Instructions for the task
Pictures appear in the records below; write out everything else exactly.

Given entries
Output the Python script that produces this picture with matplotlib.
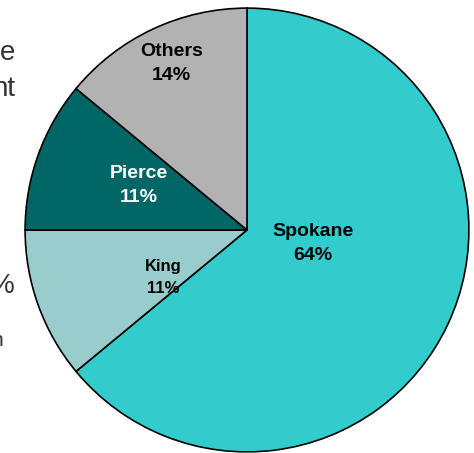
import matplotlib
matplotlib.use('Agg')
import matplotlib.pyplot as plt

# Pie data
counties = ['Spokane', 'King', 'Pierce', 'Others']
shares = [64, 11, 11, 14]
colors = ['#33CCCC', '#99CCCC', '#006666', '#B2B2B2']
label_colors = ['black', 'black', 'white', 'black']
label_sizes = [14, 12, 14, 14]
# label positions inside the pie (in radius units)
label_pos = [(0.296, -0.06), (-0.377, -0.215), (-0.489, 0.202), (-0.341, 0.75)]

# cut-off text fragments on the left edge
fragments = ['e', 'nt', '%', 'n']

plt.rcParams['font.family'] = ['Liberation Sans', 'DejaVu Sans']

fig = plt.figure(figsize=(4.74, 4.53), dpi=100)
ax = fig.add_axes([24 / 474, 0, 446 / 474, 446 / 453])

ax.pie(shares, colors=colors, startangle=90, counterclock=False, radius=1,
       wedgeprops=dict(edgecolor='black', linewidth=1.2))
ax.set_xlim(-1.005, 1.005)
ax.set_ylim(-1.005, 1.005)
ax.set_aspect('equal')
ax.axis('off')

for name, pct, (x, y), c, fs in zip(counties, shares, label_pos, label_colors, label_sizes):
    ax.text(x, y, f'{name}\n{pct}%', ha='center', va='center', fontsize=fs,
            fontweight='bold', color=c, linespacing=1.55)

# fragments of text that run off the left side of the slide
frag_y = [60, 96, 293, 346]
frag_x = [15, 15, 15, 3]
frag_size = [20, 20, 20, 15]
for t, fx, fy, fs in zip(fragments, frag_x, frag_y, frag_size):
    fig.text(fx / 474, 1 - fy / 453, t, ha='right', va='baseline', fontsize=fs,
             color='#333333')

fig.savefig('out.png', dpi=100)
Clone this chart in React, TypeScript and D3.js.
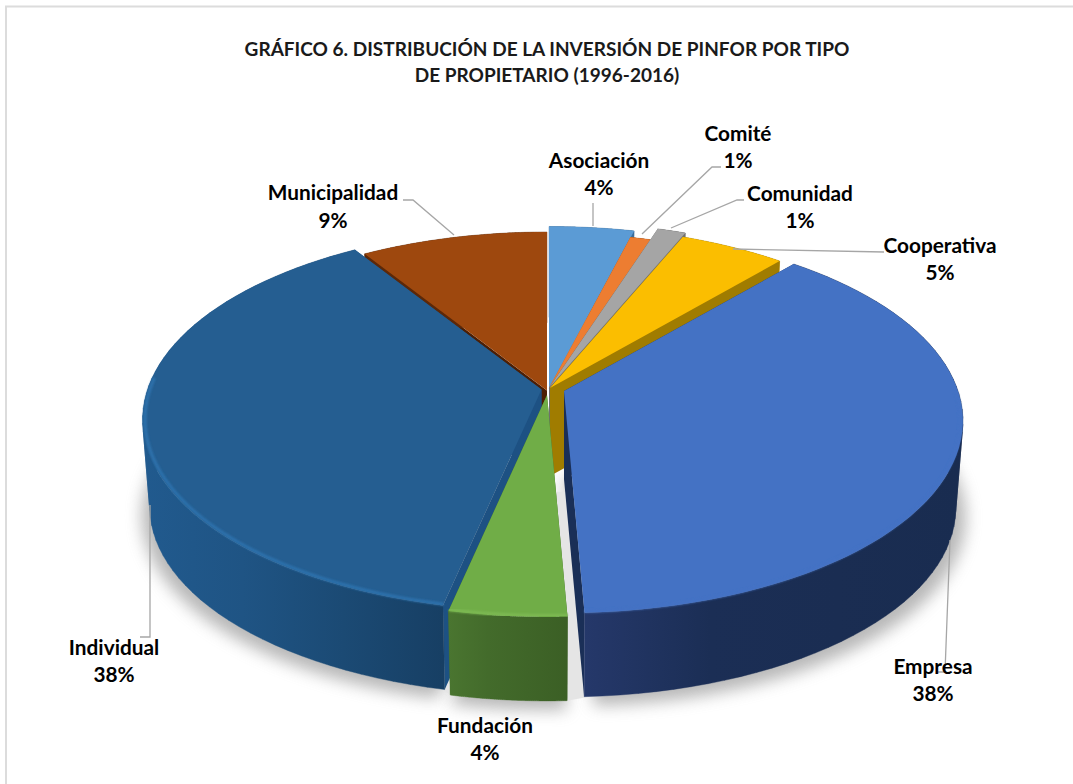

Solved problem
Output the Python script that produces this picture with matplotlib.
import matplotlib
matplotlib.use('Agg')
import matplotlib.pyplot as plt

# Pie data
counties = ['Spokane', 'King', 'Pierce', 'Others']
shares = [64, 11, 11, 14]
colors = ['#33CCCC', '#99CCCC', '#006666', '#B2B2B2']
label_colors = ['black', 'black', 'white', 'black']
label_sizes = [14, 12, 14, 14]
# label positions inside the pie (in radius units)
label_pos = [(0.296, -0.06), (-0.377, -0.215), (-0.489, 0.202), (-0.341, 0.75)]

# cut-off text fragments on the left edge
fragments = ['e', 'nt', '%', 'n']

plt.rcParams['font.family'] = ['Liberation Sans', 'DejaVu Sans']

fig = plt.figure(figsize=(4.74, 4.53), dpi=100)
ax = fig.add_axes([24 / 474, 0, 446 / 474, 446 / 453])

ax.pie(shares, colors=colors, startangle=90, counterclock=False, radius=1,
       wedgeprops=dict(edgecolor='black', linewidth=1.2))
ax.set_xlim(-1.005, 1.005)
ax.set_ylim(-1.005, 1.005)
ax.set_aspect('equal')
ax.axis('off')

for name, pct, (x, y), c, fs in zip(counties, shares, label_pos, label_colors, label_sizes):
    ax.text(x, y, f'{name}\n{pct}%', ha='center', va='center', fontsize=fs,
            fontweight='bold', color=c, linespacing=1.55)

# fragments of text that run off the left side of the slide
frag_y = [60, 96, 293, 346]
frag_x = [15, 15, 15, 3]
frag_size = [20, 20, 20, 15]
for t, fx, fy, fs in zip(fragments, frag_x, frag_y, frag_size):
    fig.text(fx / 474, 1 - fy / 453, t, ha='right', va='baseline', fontsize=fs,
             color='#333333')

fig.savefig('out.png', dpi=100)
Clone this chart in React, TypeScript and D3.js.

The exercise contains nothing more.